Let me tell you about a little VR game called, Little Book.
Designed for the Oculus as part of a student team’s final project at a French game design school, Little Book is a marriage of new technology, and clever peripherals.
The player takes the role of a child who is just tucked into bed. However, the child just happens to have their hands on an ancient, Lovecraftian tome and is eager to read it, even if it means getting caught by their mother. To avoid this, you hide under a blanket and read this book under the covers using a flashlight. As you can imagine, things quickly go awry when you mess with ancient eldritch terrors.
What is unique about the game is in how you experience and interact with it. The player is first introduced to a physical book controller. This controller has pages you physically flip through in order to advance through the game. Next, the player is given an actual blanket to duck under. Now the physical book itself is blank, and the blanket is just a normal house blanket. That’s where the Oculus headset comes in. The player dons the VR set and suddenly they are transported to a child’s room, and the blank book and blanket comes to life in conjunction with VR. When the player flips through the book in real life, the book corresponds in virtual reality; same thing with the blanket.
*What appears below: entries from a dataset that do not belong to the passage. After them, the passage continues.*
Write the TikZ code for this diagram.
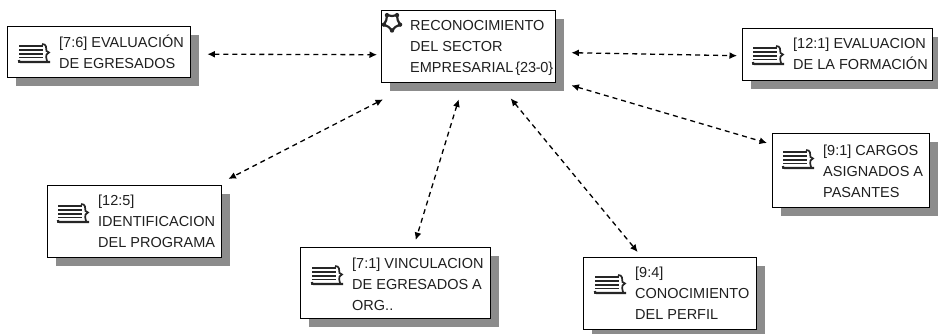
\documentclass[tikz,border=0pt]{standalone}
\usepackage{fontspec}
\setmainfont{Liberation Sans}
\usetikzlibrary{arrows.meta,shadows}
\newcommand{\tlines}[1]{\begin{tabular}[t]{@{}l@{}}#1\end{tabular}}
\begin{document}
\begin{tikzpicture}[x=1pt,y=-1pt,
  boxnode/.style={draw=black, line width=1.4pt, fill=white, anchor=north west, inner sep=0pt,
    drop shadow={shadow xshift=8pt, shadow yshift=-8pt, fill=black!45, opacity=1}},
  txtnode/.style={anchor=base west, inner sep=0pt, font=\fontsize{14.5}{21}\selectfont, text=black!88},
  conn/.style={line width=1.3pt, dash pattern=on 5pt off 4pt, {Latex[length=7.5pt,width=7pt]}-{Latex[length=7.5pt,width=7pt]}},
  docicon/.pic={
    \draw[line width=1.6pt, black!85] (0,3)--(24,3) (0,7)--(24,7) (0,11)--(24,11) (0,14.5)--(24,14.5);
    \draw[line width=1.7pt, black!85] (23,1) .. controls (28,1) and (27,5) .. (27.5,8) .. controls (28,9) .. (30,9.5)
      .. controls (28,10) .. (27.5,11.5) .. controls (27,14) .. (28,18);
    \draw[line width=2.2pt, black!85] (0,17) .. controls (0,19) .. (2,19) -- (31,19);
  },
  staricon/.pic={
    \draw[line width=2.2pt, black!85, line join=round]
      (90:8.5) -- (126:6) -- (162:8.5) -- (198:6) -- (234:8.5) -- (270:6) -- (306:8.5) -- (342:6) -- (18:8.5) -- (54:6) -- cycle;
    \foreach \a in {90,162,234,306,18} \fill[black!85] (\a:8.5) circle (2.2pt);
  }]
\useasboundingbox (0,0) rectangle (938,333);

% boxes
\node[boxnode, minimum width=183pt, minimum height=51pt] (b1) at (7,26) {};
\node[boxnode, minimum width=174pt, minimum height=72pt] (ctr) at (381,10) {};
\node[boxnode, minimum width=190pt, minimum height=52pt] (b2) at (742,28) {};
\node[boxnode, minimum width=157pt, minimum height=74pt] (b3) at (772,133) {};
\node[boxnode, minimum width=174pt, minimum height=72pt] (b4) at (47,185) {};
\node[boxnode, minimum width=190pt, minimum height=71pt] (b5) at (300,247) {};
\node[boxnode, minimum width=173pt, minimum height=72pt] (b6) at (583,257) {};

% icons
\pic at (19,43) {docicon};
\pic at (392,22) {staricon};
\pic at (753,45) {docicon};
\pic at (783,149) {docicon};
\pic at (58,203) {docicon};
\pic at (312,265) {docicon};
\pic at (595,274) {docicon};

% texts
\node[txtnode] (t1) at (59,47) {\tlines{[7:6] EVALUACIÓN\\DE EGRESADOS}};
\node[txtnode] (tc) at (410,30) {\tlines{RECONOCIMIENTO\\DEL SECTOR\\EMPRESARIAL\kern2pt\{23\kern-0.4pt-\kern-0.4pt0\}}};
\node[txtnode] (t2) at (793,48) {\tlines{[12:1] EVALUACION\\DE LA FORMACIÓN}};
\node[txtnode] (t3) at (823,155) {\tlines{[9:1] CARGOS\\ASIGNADOS A\\PASANTES}};
\node[txtnode] (t4) at (98,205) {\tlines{[12:5]\\IDENTIFICACION\\DEL PROGRAMA}};
\node[txtnode] (t5) at (352,268) {\tlines{[7:1] VINCULACION\\DE EGRESADOS A\\ORG..}};
\node[txtnode] (t6) at (635,277) {\tlines{[9:4]\\CONOCIMIENTO\\DEL PERFIL}};

% connectors
\draw[conn] ([shift={(16,2)}]b1.east) -- ([shift={(-4,8)}]ctr.west);
\draw[conn] ([shift={(15,6)}]ctr.east) -- ([shift={(-5,1)}]b2.west);
\draw[conn] ([shift={(15,2)}]ctr.south east) -- ([shift={(-5,10)}]b3.north west);
\draw[conn] ([shift={(2,16)}]ctr.south west) -- ([shift={(6,-6)}]b4.north east);
\draw[conn] ([shift={(-10,16)}]ctr.south) -- ([shift={(20,-7)}]b5.north);
\draw[conn] ([shift={(42,15)}]ctr.south) -- ([shift={(-32.5,-5)}]b6.north);
\end{tikzpicture}
\end{document}
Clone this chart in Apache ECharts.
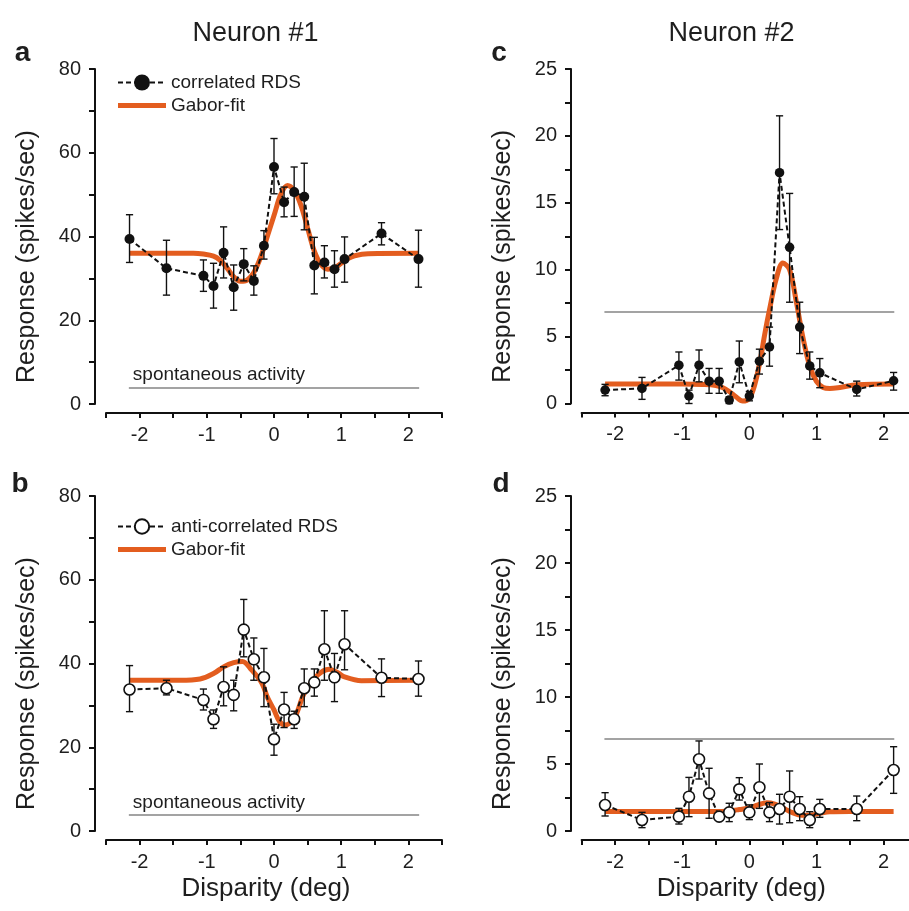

So while the player is immersed in this VR environment, they are interacting physically with objects and peripherals in real life. The team helpfully included this image on their website.
In order to progress in the game, the player must find clues within the passages of the book, which appear on its blank pages out of nowhere. While the book in real life is mostly a wired up controller, within the confines of the VR headset, it is a puzzling piece of evil. The blanket mechanic correlates in real life as well, as lowering or raising the blanket to duck in an out of the cover requires you to do so with the physical blanket they give. This mechanic doesn’t work quite as well, and I probably had a 70% success rate of the Oculus recognizing when I lifted the blanket from over my head versus when I was underneath it.
The blanket is a neat idea that doesn’t fully work all the time. The book however is a real gem in that interacting with the book in VR would have been significantly less intuitive without it. The Oculus is doing most of the heavy lifting when it came to creating the game’s immersion. Still as I’ve come to understand the past GDC weekend is that virtual reality demands a responsive controller that goes beyond the mouse and keyboard. This is where the book plays such a role in the game as a controller and story object.
The designer Amelia told me that she was influenced by such works as Lovecraft and more recently the film The Babadook. She’s not underselling this in the least. Little Book is the perfect videogame translation of scenes involving terrifying monsters in children’s bedrooms. Even if the controls didn’t work a hundred percent of the time, Little Book is more a testament to two things regarding Virtual Reality. That the sense of immersion can’t be imitated on television screens or PC monitors. The feeling of really being within the confines of a game is Virtual Reality’s greatest asset. Second, that peripherals used cleverly can definitely work in conjunction with VR, even if the technology isn’t there completely.
Little Book was a little demo I found at GDC this year and I left looking forward to more horror experiences like it.